→ Directions
Repeat the records below exactly, from the first line through the line containing "const blue = '#4aa3ea';", and leave out any pictures.

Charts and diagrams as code

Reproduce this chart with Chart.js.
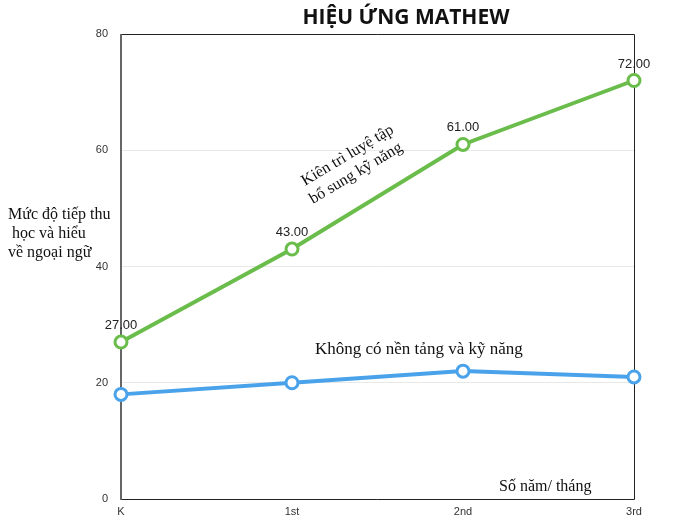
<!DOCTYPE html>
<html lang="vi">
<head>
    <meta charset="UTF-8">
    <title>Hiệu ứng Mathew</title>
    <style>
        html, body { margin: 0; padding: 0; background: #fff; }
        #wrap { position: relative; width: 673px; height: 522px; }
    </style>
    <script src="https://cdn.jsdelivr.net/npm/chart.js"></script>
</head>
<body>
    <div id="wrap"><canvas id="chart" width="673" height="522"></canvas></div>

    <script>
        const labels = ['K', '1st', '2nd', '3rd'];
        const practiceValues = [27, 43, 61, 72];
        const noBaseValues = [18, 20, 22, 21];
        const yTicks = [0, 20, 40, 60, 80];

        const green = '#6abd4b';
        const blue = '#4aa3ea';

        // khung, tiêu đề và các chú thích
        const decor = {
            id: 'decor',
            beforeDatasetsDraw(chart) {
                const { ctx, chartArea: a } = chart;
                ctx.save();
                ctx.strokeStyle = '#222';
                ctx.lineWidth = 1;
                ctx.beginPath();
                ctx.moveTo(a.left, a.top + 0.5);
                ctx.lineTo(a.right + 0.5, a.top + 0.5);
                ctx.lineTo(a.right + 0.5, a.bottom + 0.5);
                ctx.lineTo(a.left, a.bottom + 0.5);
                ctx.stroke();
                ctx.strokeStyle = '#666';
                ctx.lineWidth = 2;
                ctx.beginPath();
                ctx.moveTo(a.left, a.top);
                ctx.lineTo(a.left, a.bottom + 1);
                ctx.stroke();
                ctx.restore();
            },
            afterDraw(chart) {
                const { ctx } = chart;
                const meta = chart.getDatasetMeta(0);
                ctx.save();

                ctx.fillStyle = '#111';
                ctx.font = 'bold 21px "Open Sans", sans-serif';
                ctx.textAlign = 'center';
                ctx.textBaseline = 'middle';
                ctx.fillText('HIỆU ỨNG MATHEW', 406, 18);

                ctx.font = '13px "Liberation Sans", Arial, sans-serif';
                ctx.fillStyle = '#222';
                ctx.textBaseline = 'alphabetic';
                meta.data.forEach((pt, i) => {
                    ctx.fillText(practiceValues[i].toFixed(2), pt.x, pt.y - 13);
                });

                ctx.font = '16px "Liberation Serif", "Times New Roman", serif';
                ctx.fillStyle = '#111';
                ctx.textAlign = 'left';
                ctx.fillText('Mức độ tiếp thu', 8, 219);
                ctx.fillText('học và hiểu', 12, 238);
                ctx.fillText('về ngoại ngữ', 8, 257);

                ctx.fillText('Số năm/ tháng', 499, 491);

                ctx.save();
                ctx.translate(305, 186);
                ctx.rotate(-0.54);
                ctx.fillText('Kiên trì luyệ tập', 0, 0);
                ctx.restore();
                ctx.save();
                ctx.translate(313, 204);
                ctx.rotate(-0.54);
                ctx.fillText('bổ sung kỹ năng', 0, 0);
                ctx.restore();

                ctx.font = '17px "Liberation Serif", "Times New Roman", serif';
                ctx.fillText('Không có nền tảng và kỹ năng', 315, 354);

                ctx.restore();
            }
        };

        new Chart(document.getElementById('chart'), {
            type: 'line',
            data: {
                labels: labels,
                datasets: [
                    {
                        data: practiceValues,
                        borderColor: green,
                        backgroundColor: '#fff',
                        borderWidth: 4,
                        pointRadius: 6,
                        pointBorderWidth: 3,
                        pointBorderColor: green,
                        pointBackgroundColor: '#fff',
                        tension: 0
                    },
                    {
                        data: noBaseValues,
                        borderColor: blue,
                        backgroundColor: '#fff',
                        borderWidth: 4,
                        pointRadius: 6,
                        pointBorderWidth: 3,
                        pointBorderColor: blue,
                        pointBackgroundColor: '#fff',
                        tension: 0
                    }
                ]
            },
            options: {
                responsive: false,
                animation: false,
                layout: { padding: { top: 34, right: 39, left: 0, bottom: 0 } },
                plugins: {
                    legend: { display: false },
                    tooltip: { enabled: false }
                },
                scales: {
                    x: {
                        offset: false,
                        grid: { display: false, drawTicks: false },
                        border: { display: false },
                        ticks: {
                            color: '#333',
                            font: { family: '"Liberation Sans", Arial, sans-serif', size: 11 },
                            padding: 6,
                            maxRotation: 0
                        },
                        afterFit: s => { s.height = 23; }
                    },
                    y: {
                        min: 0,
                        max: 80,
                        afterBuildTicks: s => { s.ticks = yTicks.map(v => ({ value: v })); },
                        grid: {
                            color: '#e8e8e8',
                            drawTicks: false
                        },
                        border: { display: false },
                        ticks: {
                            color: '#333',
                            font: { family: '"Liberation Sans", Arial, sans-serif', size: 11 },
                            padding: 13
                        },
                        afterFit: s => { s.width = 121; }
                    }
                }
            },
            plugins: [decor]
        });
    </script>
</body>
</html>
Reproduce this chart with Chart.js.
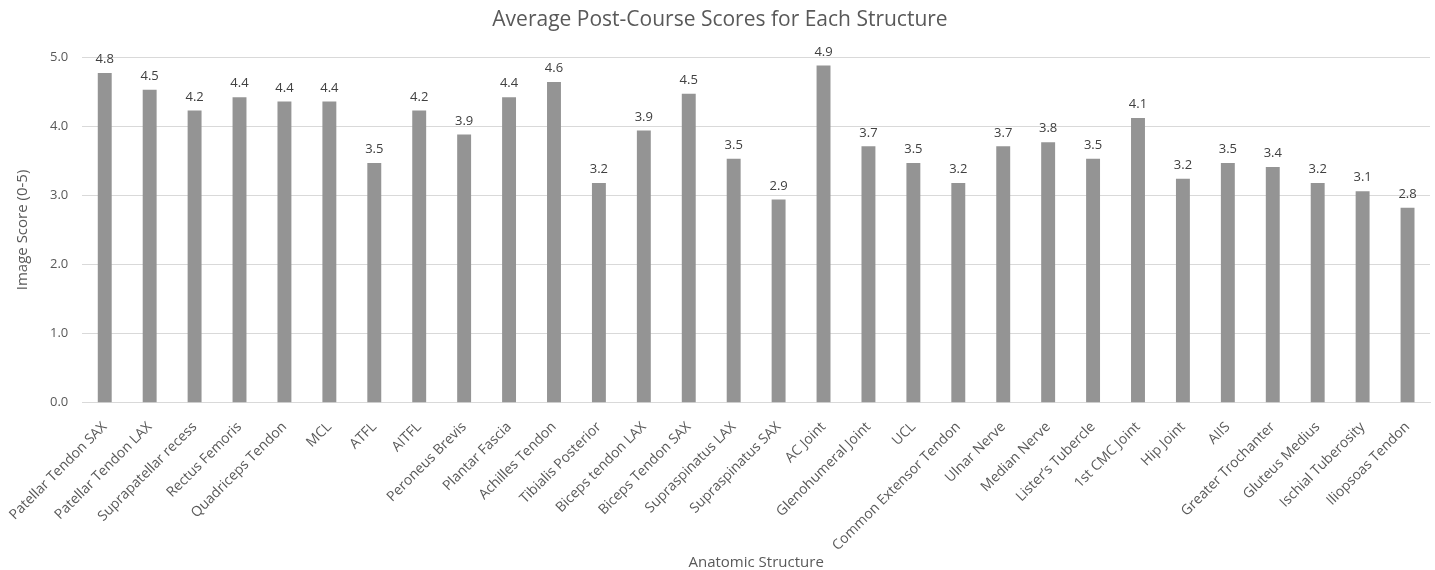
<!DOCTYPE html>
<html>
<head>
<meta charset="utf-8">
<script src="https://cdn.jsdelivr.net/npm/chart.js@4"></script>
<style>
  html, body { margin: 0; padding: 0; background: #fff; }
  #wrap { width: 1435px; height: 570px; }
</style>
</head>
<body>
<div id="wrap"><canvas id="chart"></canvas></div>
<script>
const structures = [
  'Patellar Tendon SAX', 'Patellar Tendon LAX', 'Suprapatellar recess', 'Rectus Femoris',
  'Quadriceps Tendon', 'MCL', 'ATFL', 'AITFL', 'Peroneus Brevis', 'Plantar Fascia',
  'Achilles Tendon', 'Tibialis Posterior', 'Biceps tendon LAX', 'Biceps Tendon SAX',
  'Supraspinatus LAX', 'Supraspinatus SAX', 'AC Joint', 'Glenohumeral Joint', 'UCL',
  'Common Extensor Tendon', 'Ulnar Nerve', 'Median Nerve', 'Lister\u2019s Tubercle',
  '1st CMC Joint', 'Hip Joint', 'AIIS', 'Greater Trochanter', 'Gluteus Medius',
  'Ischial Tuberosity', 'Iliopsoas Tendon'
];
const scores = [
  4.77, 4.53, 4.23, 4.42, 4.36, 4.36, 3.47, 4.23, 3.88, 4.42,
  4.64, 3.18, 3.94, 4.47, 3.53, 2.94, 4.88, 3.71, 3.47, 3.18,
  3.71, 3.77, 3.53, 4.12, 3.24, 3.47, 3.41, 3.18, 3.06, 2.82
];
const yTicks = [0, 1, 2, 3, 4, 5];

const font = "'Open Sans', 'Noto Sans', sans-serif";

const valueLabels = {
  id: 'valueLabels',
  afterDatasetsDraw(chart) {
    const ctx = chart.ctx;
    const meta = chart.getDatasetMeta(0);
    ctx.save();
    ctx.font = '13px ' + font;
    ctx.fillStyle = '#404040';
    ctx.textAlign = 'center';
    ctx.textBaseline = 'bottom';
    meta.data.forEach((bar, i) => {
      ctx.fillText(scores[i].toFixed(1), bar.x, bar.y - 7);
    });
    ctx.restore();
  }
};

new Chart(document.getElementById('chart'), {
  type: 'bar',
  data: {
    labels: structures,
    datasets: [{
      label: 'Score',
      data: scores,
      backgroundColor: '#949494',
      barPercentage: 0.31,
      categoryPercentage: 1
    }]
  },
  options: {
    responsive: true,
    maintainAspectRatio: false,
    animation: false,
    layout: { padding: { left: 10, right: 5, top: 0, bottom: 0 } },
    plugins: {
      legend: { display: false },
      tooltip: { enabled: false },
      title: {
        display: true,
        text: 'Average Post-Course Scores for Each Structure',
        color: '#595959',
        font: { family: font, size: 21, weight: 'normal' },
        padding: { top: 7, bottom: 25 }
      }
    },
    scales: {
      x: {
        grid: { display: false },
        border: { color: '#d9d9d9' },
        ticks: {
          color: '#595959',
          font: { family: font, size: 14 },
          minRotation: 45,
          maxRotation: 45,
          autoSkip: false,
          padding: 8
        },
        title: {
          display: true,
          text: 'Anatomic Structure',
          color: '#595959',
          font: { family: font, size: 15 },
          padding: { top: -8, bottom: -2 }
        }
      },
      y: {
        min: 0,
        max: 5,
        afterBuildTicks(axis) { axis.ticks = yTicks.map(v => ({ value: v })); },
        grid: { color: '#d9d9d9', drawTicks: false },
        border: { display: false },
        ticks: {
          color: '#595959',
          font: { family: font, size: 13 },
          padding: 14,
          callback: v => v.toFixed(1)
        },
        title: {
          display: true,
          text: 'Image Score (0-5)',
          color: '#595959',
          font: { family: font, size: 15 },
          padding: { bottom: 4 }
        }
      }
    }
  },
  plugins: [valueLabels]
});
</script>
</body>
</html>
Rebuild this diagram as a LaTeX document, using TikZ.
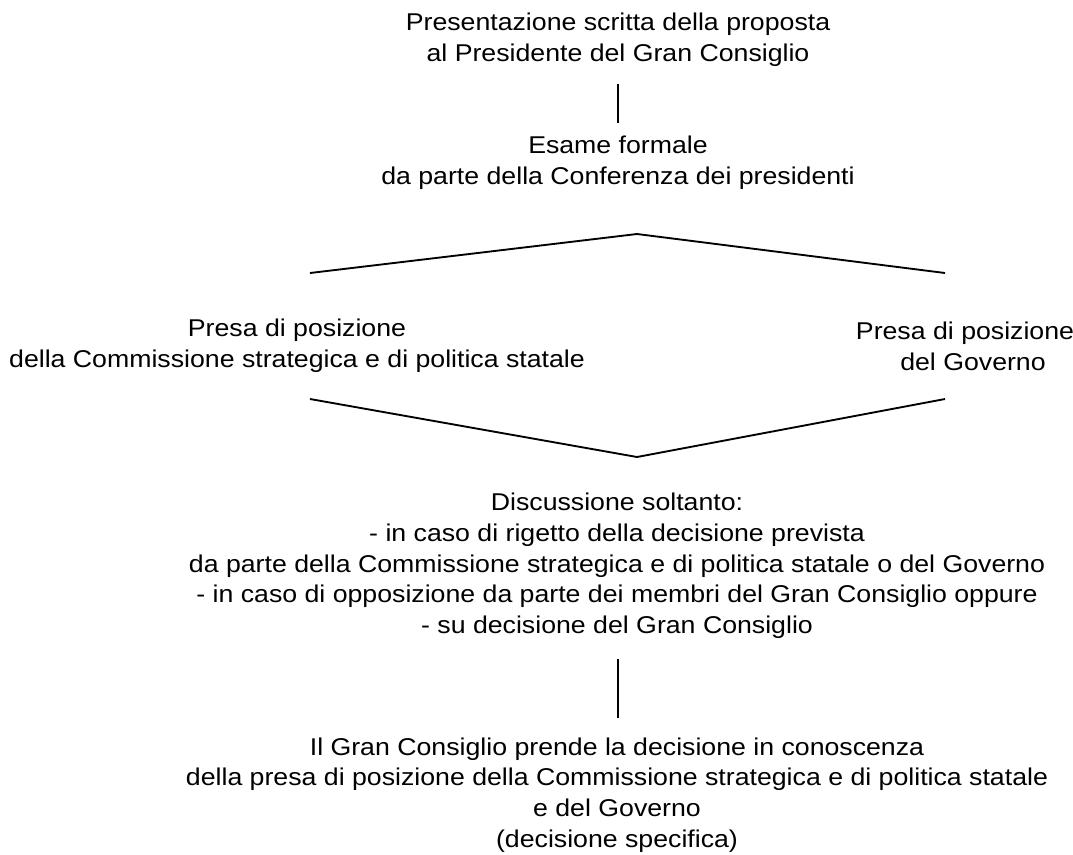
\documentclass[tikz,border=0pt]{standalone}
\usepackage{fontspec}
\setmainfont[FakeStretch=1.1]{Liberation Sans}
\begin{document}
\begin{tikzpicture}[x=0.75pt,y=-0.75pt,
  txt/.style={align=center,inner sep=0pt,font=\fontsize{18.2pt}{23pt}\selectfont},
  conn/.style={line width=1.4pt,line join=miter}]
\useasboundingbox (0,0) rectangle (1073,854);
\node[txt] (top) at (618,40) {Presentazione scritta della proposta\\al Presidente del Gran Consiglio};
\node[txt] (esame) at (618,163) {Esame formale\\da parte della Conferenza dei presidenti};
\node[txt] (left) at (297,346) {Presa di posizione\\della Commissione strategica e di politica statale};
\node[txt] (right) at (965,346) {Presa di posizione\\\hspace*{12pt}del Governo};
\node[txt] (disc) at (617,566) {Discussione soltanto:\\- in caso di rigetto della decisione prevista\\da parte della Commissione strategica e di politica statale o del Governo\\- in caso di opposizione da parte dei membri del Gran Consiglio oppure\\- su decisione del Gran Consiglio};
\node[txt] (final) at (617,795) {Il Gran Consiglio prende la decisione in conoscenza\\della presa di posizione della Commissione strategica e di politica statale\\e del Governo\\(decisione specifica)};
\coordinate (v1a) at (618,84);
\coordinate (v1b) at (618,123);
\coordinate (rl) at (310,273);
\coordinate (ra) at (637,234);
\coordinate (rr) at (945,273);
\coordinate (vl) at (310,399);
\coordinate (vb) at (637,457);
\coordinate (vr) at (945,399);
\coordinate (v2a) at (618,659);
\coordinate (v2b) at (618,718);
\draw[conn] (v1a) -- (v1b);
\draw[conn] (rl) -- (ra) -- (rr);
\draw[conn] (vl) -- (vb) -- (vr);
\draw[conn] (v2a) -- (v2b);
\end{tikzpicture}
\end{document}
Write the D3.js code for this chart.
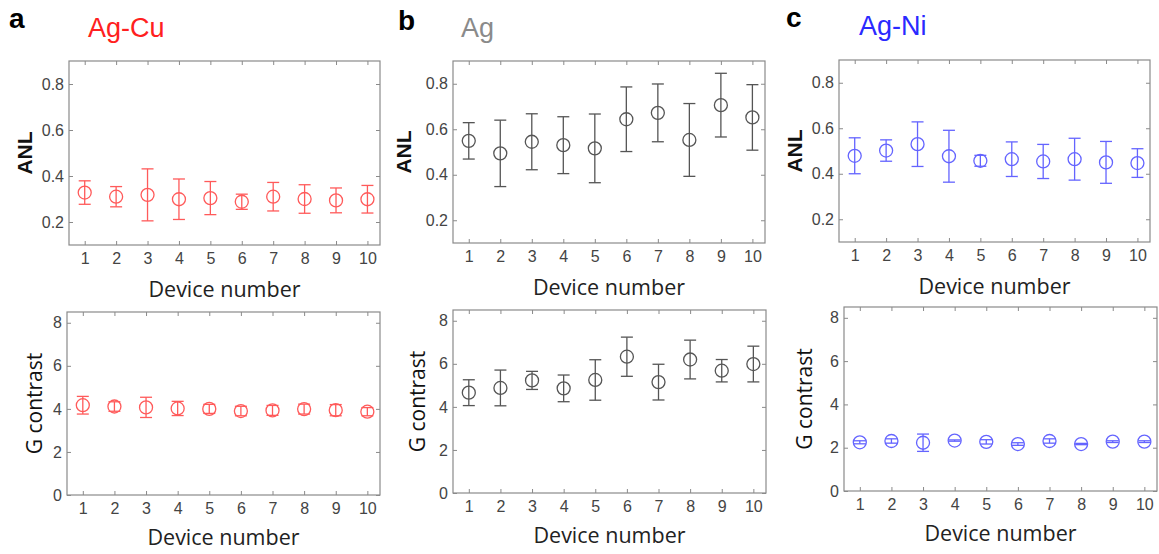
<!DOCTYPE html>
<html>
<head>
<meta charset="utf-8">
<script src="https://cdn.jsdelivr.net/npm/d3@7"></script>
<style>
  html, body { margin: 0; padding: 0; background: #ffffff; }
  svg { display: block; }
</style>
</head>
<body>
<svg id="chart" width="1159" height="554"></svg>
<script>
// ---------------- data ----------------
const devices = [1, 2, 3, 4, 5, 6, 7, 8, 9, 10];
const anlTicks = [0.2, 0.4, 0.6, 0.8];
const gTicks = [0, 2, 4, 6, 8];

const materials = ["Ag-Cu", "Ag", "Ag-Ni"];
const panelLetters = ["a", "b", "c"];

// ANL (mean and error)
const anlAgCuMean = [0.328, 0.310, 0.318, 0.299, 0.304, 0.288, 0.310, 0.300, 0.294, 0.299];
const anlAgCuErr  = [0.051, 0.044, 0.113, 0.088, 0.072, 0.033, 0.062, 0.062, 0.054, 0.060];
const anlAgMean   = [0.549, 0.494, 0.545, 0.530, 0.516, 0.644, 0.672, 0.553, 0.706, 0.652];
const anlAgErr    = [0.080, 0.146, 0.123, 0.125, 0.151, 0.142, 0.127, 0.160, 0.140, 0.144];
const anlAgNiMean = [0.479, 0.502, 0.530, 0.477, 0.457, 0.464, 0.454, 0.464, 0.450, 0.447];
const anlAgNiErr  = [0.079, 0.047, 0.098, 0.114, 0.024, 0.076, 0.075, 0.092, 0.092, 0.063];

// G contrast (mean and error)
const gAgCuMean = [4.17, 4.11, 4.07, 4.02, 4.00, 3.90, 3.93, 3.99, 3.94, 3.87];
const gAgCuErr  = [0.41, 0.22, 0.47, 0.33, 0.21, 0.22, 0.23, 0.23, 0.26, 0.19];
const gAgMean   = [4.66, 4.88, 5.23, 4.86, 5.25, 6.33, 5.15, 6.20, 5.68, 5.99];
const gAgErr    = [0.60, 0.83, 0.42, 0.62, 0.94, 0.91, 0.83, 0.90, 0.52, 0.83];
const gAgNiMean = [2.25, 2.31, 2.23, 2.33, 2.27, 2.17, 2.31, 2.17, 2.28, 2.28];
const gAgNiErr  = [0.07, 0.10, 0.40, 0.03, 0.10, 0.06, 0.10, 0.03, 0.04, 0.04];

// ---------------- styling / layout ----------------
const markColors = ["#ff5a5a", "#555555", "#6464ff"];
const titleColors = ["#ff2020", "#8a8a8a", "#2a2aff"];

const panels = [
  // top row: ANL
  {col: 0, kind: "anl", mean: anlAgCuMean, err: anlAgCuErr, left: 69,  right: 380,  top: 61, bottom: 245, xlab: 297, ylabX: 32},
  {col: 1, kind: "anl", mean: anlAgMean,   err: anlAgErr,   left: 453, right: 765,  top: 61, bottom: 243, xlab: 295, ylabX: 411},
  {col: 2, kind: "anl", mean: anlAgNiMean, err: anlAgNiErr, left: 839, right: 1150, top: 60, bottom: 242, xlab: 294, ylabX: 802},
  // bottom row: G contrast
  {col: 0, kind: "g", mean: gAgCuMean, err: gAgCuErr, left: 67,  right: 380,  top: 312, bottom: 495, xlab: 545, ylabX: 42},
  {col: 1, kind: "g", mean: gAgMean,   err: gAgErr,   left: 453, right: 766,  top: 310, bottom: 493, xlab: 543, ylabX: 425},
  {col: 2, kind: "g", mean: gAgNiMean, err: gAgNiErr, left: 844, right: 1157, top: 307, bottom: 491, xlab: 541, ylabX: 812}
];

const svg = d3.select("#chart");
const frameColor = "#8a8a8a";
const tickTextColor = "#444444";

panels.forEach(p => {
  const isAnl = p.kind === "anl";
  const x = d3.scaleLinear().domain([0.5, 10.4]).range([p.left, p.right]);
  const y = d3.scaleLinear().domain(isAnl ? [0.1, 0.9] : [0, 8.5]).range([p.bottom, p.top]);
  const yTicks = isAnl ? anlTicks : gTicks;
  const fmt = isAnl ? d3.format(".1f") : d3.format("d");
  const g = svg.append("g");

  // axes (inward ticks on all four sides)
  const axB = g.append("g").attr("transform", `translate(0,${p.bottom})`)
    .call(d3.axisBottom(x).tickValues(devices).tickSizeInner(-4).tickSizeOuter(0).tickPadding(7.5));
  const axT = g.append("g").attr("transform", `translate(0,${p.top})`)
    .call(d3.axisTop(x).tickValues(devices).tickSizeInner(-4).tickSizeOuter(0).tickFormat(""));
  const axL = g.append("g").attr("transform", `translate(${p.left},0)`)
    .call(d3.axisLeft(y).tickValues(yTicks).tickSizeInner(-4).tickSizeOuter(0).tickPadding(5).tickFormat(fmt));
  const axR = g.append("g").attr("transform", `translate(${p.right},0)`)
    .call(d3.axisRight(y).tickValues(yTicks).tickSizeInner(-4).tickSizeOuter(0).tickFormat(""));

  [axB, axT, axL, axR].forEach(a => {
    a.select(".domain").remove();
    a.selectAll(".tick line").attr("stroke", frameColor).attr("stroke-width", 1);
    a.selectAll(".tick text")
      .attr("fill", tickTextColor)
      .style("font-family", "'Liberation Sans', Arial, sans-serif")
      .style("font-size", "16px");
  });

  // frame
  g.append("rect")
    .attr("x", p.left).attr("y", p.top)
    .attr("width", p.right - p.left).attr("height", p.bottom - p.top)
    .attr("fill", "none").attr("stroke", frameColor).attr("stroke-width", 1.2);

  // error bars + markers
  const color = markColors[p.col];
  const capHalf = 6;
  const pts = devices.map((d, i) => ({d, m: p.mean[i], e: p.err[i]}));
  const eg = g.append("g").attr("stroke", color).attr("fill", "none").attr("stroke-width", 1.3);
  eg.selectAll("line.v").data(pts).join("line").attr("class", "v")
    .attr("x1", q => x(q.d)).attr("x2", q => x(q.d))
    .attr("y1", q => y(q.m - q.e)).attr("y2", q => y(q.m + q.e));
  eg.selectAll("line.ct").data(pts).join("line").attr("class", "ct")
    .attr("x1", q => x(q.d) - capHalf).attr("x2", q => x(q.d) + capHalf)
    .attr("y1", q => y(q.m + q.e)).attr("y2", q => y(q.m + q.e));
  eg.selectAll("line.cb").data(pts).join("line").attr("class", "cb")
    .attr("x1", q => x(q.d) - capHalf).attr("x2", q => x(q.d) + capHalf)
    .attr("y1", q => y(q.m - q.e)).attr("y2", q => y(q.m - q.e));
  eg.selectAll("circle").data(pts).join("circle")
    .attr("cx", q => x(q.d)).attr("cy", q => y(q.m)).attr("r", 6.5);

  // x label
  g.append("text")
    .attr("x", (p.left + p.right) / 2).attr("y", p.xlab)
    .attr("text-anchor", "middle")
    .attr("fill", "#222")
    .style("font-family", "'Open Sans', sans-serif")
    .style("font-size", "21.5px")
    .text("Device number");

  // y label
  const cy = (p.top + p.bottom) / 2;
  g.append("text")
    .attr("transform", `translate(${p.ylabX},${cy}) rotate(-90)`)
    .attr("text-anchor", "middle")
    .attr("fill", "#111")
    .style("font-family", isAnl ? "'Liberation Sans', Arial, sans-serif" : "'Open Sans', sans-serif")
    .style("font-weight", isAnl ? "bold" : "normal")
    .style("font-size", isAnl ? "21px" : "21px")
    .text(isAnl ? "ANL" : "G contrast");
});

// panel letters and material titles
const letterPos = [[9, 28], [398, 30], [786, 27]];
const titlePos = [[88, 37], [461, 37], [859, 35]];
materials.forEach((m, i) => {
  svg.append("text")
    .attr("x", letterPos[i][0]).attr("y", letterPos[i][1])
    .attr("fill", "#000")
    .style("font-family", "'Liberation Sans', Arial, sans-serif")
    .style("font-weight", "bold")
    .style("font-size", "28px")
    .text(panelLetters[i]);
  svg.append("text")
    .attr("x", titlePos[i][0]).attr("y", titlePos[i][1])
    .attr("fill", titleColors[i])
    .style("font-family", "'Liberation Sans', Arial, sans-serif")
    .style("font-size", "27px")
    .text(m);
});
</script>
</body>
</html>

→ Response to this exercise
Reproduce this chart with Chart.js.
<!DOCTYPE html>
<html lang="vi">
<head>
    <meta charset="UTF-8">
    <title>Hiệu ứng Mathew</title>
    <style>
        html, body { margin: 0; padding: 0; background: #fff; }
        #wrap { position: relative; width: 673px; height: 522px; }
    </style>
    <script src="https://cdn.jsdelivr.net/npm/chart.js"></script>
</head>
<body>
    <div id="wrap"><canvas id="chart" width="673" height="522"></canvas></div>

    <script>
        const labels = ['K', '1st', '2nd', '3rd'];
        const practiceValues = [27, 43, 61, 72];
        const noBaseValues = [18, 20, 22, 21];
        const yTicks = [0, 20, 40, 60, 80];

        const green = '#6abd4b';
        const blue = '#4aa3ea';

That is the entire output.